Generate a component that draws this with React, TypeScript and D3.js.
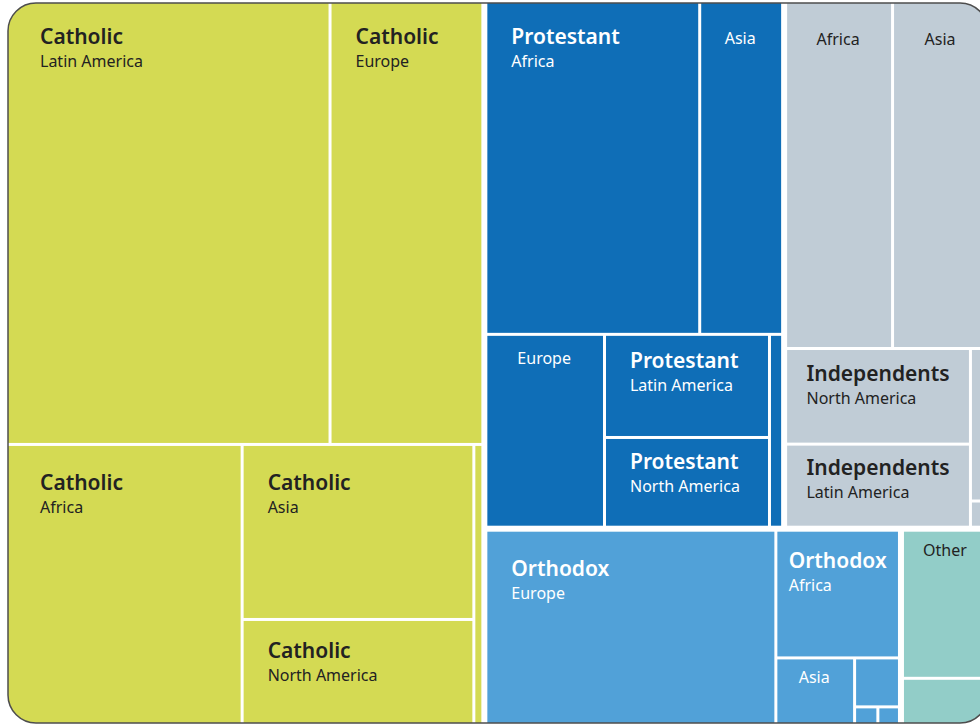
import React, { useMemo } from "react";
import * as d3 from "d3";

// Christians by tradition and region (millions, approximate)
const groups = ["Catholic", "Protestant", "Independents", "Orthodox", "Other"];
const regions = ["Latin America", "Europe", "Africa", "Asia", "North America", "Oceania"];
const catholic = [483.4, 228.3, 222.6, 136.8, 82.1, 8.5];
const protestant = [57.7, 77.6, 241.4, 93.6, 50.2, 8.6];
const independents = [52.3, 9.9, 126.4, 114.6, 60.2, 1.7];
const orthodox = [1.4, 192.4, 53.9, 17.9, 7.5, 1.3];
const other = [45.2, 14.1];
const otherParts = ["Other", "Other"];

const groupColors = ["#d4da53", "#0f6eb7", "#c0ccd6", "#51a1d8", "#92cdc8"];
const groupTextColors = ["#222222", "#ffffff", "#222222", "#ffffff", "#222222"];

const WIDTH = 980;
const HEIGHT = 724;
const X0 = 8;
const Y0 = 3;
const W = 980; // treemap box (runs past the right edge of the window)
const H = 720;
const FONT = "'Noto Sans', 'Open Sans', sans-serif";

// squarify, but run in a horizontally stretched frame
const STRETCH = 1.34;
const RATIO = 1.567;
const tile = (node: any, x0: number, y0: number, x1: number, y1: number) => {
  d3.treemapSquarify.ratio(RATIO)(node, x0 * STRETCH, y0, x1 * STRETCH, y1);
  for (const c of node.children) {
    c.x0 /= STRETCH;
    c.x1 /= STRETCH;
  }
};

let ctx: CanvasRenderingContext2D | null = null;
const measure = (text: string, font: string) => {
  if (!ctx) ctx = document.createElement("canvas").getContext("2d");
  if (!ctx) return text.length * 9;
  ctx.font = font;
  return ctx.measureText(text).width;
};

const clamp = (v: number, lo: number, hi: number) => Math.max(lo, Math.min(hi, v));

export default function App() {
  const leaves = useMemo(() => {
    const series = [catholic, protestant, independents, orthodox, other];
    const data = {
      name: "root",
      children: groups.map((g, i) => ({
        name: g,
        children: series[i].map((v, j) => ({
          name: g === "Other" ? otherParts[j] : regions[j],
          value: v,
        })),
      })),
    };
    const root = d3
      .hierarchy<any>(data)
      .sum((d: any) => d.value || 0)
      .sort((a: any, b: any) => b.value - a.value);
    d3
      .treemap<any>()
      .size([W, H])
      .paddingInner((d: any) => (d.depth === 0 ? 6 : 3))
      .tile(tile as any)(root);
    return root.leaves() as any[];
  }, []);

  const color = d3.scaleOrdinal<string, string>().domain(groups).range(groupColors);
  const textColor = d3.scaleOrdinal<string, string>().domain(groups).range(groupTextColors);

  const groupFont = `600 21px ${FONT}`;
  const regionFont = `16px ${FONT}`;

  return (
    <svg
      width={WIDTH}
      height={HEIGHT}
      style={{ position: "absolute", left: 0, top: 0, fontFamily: FONT }}
    >
      <defs>
        <clipPath id="frame">
          <rect x={X0} y={Y0} width={W} height={H} rx={28} />
        </clipPath>
      </defs>
      <rect width={WIDTH} height={HEIGHT} fill="#fff" />
      <g clipPath="url(#frame)">
        {leaves.map((d, i) => (
          <rect
            key={i}
            x={X0 + d.x0}
            y={Y0 + d.y0}
            width={Math.max(0, d.x1 - d.x0)}
            height={Math.max(0, d.y1 - d.y0)}
            fill={color(d.parent.data.name)}
          />
        ))}
      </g>
      <rect
        x={X0}
        y={Y0}
        width={W}
        height={H}
        rx={28}
        fill="none"
        stroke="#4d4d4d"
        strokeWidth={1.5}
      />
      <g>
        {leaves.map((d, i) => {
          const g = d.parent.data.name;
          const w = d.x1 - d.x0;
          const h = d.y1 - d.y0;
          const gw = measure(g, groupFont);
          const rw = measure(d.data.name, regionFont);
          const fill = textColor(g);
          if (g !== "Other" && w >= gw + 18 && h >= 70) {
            const padX = Math.min(24, (w - gw) / 2) + (d.x0 < 1 ? 8 : 0);
            const padTop = clamp(h * 0.17, 13, 25) + (d.y0 > 400 && d.x0 < 480 ? 4 : 0);
            const base = Y0 + d.y0 + padTop + 15.5;
            return (
              <g key={i} fill={fill}>
                <text x={X0 + d.x0 + padX} y={base} fontSize={21} fontWeight={600}>
                  {g}
                </text>
                <text x={X0 + d.x0 + padX} y={base + 23} fontSize={16}>
                  {d.data.name}
                </text>
              </g>
            );
          }
          if (w >= rw + 10 && h >= 55) {
            const top = clamp(h * 0.09, 12, 30);
            return (
              <text
                key={i}
                x={X0 + (d.x0 + d.x1) / 2 - 1}
                y={Y0 + d.y0 + top + 11.5}
                fontSize={16}
                textAnchor="middle"
                fill={fill}
              >
                {d.data.name}
              </text>
            );
          }
          return null;
        })}
      </g>
    </svg>
  );
}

● ● ● ● ● ● ●

** What the task requires **
Go from the first line of the data above to the line containing "import * as" and retype exactly those lines, both included, but none of the pictures.

** Solution to this exercise **
Generate a component that draws this with React, TypeScript and D3.js.
import React, { useMemo } from "react";
import * as d3 from "d3";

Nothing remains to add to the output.